Hi all, I’m not familiar to tvm. 2 years ago, I noticed that tvm has two types of runtime: the graph executor and relay vm. The graph executor has good performance but only support static-shape models. The relay vm supports dynamic models but do not have good performance.
Here are my questions:
Is that still the fact about graph executor and relay vm?
How can I keep track of the evolution of the community? There are a lot of posts, and I can’t find a summary easily.
Hi tianqi, thank you for your reply! I read the post and have found some useful knowledge. Seems Relax is the next generation IR after Relay, and will have better support for dynamic shape. Seems it’s still on the way, and the support (compiler, runtime) for relax is not ready?

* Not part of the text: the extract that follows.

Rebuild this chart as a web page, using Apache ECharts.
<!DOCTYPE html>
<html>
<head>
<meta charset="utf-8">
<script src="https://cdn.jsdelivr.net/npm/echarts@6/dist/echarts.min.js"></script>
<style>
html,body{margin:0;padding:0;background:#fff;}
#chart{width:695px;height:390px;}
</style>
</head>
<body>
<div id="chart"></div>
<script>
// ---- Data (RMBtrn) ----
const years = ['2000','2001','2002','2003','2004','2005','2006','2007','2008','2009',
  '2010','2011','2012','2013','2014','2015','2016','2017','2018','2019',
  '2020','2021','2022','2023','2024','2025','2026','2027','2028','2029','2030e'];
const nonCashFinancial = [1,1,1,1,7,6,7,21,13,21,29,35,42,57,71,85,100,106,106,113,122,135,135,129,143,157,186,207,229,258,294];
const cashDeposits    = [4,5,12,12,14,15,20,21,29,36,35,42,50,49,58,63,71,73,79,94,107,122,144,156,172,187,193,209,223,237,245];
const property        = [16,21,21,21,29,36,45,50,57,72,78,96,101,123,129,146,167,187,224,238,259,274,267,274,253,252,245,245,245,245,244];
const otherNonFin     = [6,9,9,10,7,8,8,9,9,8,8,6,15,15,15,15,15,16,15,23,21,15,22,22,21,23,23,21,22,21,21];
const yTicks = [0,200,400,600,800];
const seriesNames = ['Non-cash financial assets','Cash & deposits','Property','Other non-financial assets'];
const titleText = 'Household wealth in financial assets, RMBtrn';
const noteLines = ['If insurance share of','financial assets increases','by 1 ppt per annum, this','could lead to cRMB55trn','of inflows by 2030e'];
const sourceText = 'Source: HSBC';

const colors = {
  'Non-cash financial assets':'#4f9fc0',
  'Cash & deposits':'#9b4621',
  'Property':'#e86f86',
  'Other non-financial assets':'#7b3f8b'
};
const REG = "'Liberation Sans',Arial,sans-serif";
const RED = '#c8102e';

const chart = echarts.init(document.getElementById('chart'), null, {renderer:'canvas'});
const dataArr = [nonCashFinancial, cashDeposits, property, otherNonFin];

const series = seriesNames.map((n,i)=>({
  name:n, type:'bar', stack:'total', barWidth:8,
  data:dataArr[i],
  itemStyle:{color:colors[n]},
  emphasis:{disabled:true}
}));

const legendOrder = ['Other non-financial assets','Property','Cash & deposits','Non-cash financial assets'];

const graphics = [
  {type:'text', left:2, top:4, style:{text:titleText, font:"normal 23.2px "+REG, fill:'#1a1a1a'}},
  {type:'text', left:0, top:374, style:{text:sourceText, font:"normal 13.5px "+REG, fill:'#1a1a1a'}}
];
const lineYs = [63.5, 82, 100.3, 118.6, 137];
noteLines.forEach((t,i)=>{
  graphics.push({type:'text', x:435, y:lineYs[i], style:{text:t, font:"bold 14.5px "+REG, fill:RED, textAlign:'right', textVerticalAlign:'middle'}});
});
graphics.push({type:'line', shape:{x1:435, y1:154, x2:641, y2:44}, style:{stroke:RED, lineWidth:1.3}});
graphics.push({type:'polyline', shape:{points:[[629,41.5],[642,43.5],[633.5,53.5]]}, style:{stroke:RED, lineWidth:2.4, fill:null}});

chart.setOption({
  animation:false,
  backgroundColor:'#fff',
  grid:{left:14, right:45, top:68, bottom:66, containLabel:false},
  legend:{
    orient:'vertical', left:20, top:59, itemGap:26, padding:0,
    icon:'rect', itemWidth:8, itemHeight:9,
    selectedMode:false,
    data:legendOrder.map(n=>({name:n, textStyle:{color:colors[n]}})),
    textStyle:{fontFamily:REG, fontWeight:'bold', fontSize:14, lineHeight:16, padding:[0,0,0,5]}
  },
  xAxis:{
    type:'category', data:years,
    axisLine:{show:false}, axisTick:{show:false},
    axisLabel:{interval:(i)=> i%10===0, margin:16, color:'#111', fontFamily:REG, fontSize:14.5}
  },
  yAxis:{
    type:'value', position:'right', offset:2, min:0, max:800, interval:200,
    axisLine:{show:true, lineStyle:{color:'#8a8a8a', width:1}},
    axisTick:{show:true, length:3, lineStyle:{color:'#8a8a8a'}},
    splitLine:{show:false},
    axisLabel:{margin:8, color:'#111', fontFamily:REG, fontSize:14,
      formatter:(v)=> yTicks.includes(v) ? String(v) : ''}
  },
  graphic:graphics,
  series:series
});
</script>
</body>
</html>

But I still can’t find the status of some interested subject after a lot of search in the forum and in the manual. I want to ask some more specific questions:
How can I know the status of relay VM:
Support for partially dynamic shape
Benchmark on some models, or overhead compared with graph executor
Is it still available or encouraged to be used or it’s just an experimental work that has been discarded?
something like that. I want to know a method about how can I get these messages.
Is there any blogs or posts introducing these topics?
Forum would be the right place to ask for these questions.
Relax already come with a runtime and compiler, with the model coverage being developed. You can also checkout https://mlc.ai/ to get taste of it.
In terms of relay and its VM backend. Relay is still the encouraged path as of now if you want out of box compilation and VM is still being maintained and supported.
It come with some support for some partially dynamic shape in the form of ? dimension. So we are not able to tell say dynamic dimensions of two operators are the same. It relies on memory-pool which could be slightly worse than static allocator. But we expect on most models it would have similar perf to graph-runtime.